Data listing:
= = = = = = =

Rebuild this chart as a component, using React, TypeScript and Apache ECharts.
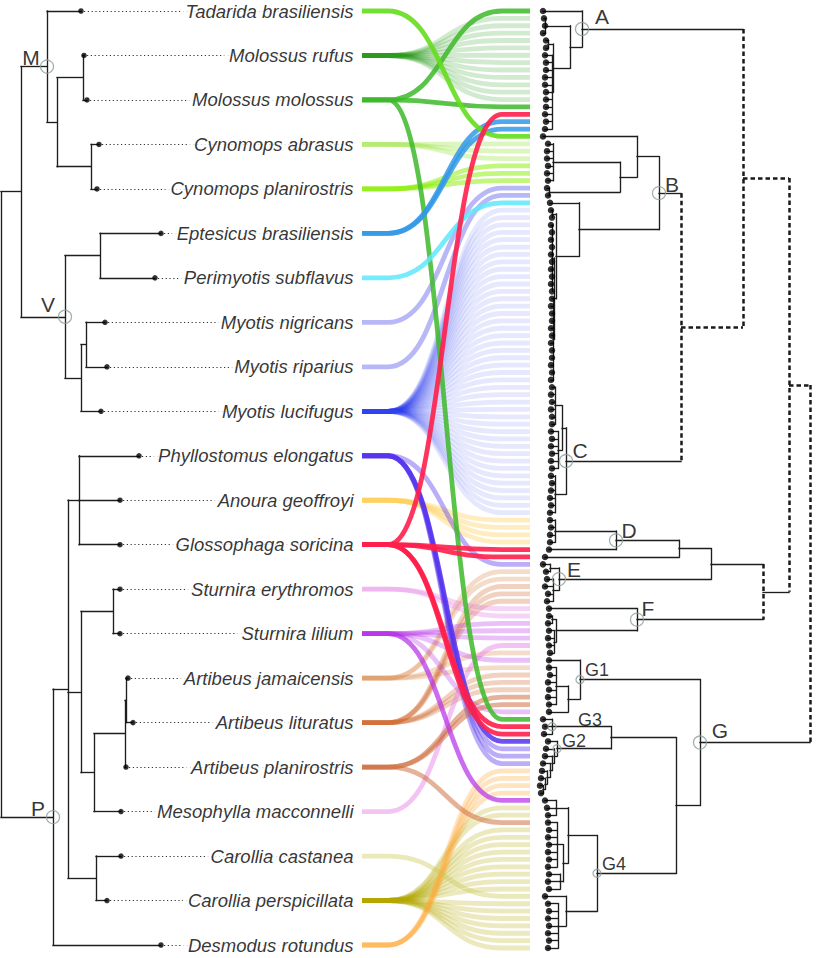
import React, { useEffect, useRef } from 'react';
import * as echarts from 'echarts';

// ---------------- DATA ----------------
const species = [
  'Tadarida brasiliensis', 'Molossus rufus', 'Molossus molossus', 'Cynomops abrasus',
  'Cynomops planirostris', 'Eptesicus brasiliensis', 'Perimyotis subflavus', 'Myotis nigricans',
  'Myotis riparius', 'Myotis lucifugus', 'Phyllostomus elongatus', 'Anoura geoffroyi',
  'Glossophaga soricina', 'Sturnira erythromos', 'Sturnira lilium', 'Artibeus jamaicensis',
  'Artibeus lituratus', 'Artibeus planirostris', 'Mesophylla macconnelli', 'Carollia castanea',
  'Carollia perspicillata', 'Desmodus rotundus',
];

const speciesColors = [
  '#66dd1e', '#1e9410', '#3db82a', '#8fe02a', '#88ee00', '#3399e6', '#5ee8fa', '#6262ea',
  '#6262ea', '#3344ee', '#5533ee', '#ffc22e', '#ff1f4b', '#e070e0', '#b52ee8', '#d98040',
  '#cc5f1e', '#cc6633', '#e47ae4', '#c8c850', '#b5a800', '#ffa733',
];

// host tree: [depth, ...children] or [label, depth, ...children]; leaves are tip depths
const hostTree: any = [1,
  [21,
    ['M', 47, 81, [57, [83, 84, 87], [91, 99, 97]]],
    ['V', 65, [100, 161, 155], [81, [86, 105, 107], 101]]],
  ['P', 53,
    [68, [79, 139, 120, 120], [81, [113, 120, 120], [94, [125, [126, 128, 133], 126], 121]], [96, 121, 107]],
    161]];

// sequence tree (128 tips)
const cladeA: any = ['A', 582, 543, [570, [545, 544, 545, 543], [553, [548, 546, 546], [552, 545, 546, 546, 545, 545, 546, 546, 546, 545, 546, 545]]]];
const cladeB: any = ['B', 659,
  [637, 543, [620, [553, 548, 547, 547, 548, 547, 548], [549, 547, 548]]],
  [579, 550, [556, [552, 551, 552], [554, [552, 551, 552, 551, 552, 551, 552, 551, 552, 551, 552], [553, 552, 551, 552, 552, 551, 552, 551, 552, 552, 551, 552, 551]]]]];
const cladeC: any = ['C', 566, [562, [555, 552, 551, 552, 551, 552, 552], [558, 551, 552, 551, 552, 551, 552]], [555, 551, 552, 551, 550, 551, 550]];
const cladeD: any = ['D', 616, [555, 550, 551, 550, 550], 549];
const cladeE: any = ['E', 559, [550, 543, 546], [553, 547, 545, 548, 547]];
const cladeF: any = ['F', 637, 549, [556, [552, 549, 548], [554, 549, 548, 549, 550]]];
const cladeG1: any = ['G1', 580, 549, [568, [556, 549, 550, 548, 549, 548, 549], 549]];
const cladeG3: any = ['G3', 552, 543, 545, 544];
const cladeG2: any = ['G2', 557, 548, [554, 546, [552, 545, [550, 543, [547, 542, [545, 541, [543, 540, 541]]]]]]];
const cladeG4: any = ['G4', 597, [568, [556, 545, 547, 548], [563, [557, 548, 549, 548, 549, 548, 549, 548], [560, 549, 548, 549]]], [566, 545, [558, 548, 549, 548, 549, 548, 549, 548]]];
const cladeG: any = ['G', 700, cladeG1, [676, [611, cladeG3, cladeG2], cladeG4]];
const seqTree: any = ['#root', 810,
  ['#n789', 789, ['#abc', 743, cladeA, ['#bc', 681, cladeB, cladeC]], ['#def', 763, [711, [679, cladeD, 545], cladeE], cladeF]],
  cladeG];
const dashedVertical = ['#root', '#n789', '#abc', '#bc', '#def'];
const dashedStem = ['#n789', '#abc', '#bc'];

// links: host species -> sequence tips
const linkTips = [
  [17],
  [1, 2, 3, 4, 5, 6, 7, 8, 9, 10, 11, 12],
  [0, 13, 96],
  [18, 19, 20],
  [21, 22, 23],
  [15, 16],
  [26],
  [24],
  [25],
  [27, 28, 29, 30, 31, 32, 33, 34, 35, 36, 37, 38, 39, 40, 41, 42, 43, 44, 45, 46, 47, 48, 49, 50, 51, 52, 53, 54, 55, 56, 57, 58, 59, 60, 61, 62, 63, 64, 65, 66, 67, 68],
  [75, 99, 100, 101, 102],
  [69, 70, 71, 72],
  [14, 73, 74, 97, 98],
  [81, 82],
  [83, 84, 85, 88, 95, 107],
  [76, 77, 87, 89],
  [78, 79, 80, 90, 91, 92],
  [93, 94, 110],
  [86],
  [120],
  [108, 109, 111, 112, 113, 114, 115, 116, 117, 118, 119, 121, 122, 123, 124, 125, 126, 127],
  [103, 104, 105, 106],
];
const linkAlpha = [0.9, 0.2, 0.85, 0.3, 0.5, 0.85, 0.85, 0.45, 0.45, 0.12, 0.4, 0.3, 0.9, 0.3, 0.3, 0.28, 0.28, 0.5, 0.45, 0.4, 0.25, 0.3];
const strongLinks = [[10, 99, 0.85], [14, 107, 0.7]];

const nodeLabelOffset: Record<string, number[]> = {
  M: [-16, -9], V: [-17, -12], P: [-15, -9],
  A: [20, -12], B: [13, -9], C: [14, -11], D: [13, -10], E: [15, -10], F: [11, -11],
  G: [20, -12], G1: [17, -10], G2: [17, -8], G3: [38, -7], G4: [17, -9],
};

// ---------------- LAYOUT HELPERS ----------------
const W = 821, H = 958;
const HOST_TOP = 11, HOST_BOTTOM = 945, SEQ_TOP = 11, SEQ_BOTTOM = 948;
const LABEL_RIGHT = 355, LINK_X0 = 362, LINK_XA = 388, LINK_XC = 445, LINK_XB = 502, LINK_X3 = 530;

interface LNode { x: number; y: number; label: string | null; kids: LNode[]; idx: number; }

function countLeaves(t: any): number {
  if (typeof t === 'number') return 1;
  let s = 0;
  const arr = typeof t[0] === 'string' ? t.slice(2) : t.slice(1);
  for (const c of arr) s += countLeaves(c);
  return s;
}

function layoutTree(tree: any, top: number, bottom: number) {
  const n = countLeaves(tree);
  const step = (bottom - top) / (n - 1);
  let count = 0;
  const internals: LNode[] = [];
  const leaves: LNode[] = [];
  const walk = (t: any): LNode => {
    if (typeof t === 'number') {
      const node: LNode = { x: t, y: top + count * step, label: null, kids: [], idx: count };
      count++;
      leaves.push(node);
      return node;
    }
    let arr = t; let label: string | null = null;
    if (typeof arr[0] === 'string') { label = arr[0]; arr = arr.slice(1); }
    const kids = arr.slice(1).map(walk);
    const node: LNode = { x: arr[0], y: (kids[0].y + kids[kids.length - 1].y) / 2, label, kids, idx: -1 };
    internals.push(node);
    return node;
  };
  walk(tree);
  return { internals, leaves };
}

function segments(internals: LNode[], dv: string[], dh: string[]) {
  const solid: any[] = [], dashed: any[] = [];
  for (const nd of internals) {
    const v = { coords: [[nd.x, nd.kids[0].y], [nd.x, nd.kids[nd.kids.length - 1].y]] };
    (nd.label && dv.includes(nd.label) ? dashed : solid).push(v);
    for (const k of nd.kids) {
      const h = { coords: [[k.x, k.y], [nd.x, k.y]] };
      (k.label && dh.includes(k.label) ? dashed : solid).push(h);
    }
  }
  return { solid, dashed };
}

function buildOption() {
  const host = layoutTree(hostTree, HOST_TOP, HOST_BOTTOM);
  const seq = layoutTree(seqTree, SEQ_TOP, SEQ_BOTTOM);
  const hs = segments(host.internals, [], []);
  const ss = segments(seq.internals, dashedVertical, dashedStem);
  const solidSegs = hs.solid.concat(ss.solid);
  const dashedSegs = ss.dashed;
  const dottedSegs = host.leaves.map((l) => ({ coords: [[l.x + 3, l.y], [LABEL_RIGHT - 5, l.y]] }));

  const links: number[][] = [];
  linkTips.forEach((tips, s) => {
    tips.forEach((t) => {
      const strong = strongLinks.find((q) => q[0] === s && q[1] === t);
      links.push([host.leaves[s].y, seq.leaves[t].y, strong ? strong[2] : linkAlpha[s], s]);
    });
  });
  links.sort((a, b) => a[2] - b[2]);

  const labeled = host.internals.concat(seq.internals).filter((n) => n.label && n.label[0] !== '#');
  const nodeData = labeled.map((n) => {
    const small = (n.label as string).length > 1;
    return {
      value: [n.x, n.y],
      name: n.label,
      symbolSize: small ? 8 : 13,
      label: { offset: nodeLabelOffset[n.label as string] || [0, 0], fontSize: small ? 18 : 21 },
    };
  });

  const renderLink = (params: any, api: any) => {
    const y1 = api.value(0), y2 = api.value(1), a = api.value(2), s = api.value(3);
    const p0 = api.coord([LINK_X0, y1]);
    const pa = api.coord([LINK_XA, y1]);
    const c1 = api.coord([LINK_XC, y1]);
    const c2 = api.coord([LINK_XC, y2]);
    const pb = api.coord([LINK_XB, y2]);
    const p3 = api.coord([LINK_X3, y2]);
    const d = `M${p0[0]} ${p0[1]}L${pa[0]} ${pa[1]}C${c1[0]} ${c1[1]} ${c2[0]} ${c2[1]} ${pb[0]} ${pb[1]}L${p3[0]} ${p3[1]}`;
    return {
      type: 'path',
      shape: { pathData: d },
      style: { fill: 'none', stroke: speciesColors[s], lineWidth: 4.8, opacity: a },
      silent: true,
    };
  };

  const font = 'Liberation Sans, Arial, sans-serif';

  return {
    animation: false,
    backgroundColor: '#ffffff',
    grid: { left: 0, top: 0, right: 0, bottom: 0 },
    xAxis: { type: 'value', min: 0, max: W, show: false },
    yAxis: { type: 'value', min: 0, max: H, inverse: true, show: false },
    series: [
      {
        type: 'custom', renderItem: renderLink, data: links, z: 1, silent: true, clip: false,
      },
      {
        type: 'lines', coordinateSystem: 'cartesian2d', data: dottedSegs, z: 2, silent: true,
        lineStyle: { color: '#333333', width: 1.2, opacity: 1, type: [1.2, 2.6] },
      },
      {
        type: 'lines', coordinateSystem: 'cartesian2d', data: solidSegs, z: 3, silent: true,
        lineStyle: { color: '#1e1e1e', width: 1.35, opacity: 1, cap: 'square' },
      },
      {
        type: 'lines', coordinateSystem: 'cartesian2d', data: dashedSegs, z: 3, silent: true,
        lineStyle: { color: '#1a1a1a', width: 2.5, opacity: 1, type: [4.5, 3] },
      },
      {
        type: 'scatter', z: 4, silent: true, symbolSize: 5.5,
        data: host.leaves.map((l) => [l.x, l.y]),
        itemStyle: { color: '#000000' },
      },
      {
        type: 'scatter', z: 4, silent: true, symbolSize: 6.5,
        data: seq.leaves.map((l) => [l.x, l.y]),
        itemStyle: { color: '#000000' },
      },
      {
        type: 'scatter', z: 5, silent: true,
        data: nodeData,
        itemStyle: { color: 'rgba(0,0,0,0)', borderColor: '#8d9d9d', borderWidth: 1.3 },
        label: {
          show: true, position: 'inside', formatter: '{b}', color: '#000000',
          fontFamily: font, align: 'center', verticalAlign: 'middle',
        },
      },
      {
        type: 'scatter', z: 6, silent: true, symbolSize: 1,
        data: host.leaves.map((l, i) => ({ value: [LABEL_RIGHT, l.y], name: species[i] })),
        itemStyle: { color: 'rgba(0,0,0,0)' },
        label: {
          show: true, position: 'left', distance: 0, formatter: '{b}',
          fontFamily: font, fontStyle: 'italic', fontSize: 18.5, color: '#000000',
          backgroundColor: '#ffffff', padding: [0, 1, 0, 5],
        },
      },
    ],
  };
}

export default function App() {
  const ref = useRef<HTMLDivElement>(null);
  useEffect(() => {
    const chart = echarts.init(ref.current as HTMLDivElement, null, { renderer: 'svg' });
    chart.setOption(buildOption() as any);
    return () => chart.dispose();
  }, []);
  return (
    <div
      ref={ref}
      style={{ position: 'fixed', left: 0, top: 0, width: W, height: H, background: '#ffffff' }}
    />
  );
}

= = = = = = =

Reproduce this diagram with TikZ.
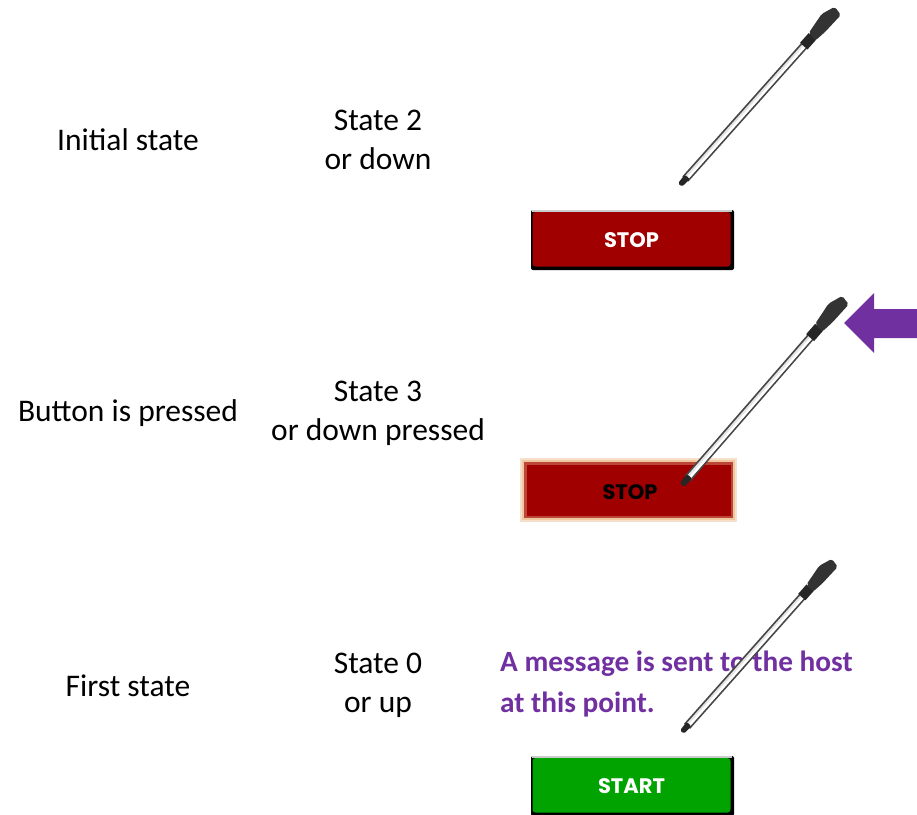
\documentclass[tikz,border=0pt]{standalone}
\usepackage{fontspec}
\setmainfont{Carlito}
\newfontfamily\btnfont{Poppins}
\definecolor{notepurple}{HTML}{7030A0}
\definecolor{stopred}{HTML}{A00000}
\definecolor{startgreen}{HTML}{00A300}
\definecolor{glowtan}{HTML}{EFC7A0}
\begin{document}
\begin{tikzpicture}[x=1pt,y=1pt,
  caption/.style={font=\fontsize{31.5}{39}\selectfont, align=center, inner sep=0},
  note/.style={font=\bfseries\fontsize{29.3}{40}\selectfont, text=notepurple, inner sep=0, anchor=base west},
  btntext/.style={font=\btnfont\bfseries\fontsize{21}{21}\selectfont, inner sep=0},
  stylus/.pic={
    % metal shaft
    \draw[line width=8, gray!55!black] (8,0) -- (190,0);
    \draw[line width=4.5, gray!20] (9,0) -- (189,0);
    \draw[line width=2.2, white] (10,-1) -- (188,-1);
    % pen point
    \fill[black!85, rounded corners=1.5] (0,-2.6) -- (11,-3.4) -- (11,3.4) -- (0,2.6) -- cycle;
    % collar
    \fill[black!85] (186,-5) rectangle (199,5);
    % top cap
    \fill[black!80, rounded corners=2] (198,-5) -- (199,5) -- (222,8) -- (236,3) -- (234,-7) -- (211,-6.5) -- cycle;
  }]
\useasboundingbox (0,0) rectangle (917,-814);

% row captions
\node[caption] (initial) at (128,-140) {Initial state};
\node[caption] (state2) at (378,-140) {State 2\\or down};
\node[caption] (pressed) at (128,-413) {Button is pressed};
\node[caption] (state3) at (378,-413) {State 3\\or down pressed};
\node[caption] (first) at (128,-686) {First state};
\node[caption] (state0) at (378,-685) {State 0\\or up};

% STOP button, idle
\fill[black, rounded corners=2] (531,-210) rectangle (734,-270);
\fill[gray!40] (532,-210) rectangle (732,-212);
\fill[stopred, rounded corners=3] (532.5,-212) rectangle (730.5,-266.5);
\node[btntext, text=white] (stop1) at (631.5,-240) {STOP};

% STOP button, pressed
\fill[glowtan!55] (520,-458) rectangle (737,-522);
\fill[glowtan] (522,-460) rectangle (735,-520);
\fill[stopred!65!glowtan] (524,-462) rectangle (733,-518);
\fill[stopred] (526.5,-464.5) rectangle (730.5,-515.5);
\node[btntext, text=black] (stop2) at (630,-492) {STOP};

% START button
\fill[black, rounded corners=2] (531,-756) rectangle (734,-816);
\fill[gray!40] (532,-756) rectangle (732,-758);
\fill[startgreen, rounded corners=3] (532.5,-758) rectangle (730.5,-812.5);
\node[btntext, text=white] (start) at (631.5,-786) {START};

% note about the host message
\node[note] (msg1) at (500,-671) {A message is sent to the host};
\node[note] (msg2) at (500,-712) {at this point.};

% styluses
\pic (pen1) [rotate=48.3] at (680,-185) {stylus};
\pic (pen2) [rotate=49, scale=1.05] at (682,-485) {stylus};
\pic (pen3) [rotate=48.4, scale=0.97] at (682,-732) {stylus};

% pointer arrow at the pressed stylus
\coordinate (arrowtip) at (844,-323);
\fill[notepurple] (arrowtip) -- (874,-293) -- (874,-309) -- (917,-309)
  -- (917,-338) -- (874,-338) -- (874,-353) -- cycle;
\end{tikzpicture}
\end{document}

= = = = = = =

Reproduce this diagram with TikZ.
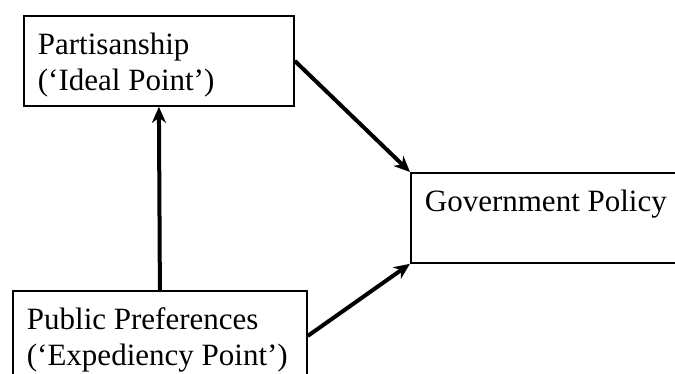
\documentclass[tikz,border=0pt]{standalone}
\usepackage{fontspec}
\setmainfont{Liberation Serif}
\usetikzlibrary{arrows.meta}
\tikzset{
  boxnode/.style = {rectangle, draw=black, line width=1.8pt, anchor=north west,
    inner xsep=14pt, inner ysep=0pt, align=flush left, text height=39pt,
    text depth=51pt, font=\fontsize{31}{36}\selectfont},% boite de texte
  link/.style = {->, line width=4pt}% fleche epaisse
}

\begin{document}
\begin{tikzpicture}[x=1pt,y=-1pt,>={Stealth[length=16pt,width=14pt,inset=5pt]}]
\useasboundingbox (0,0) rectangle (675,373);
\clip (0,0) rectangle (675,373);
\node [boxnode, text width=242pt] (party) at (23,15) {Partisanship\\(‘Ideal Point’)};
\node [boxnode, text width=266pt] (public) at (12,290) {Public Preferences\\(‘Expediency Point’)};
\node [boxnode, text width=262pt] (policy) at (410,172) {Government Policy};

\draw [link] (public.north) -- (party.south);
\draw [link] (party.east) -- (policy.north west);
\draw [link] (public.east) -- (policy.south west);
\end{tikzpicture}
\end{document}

= = = = = = =

Aim: Each line that contains the string "this" counts once; report how many such lines the entries have, giving only the number.

Answer: 4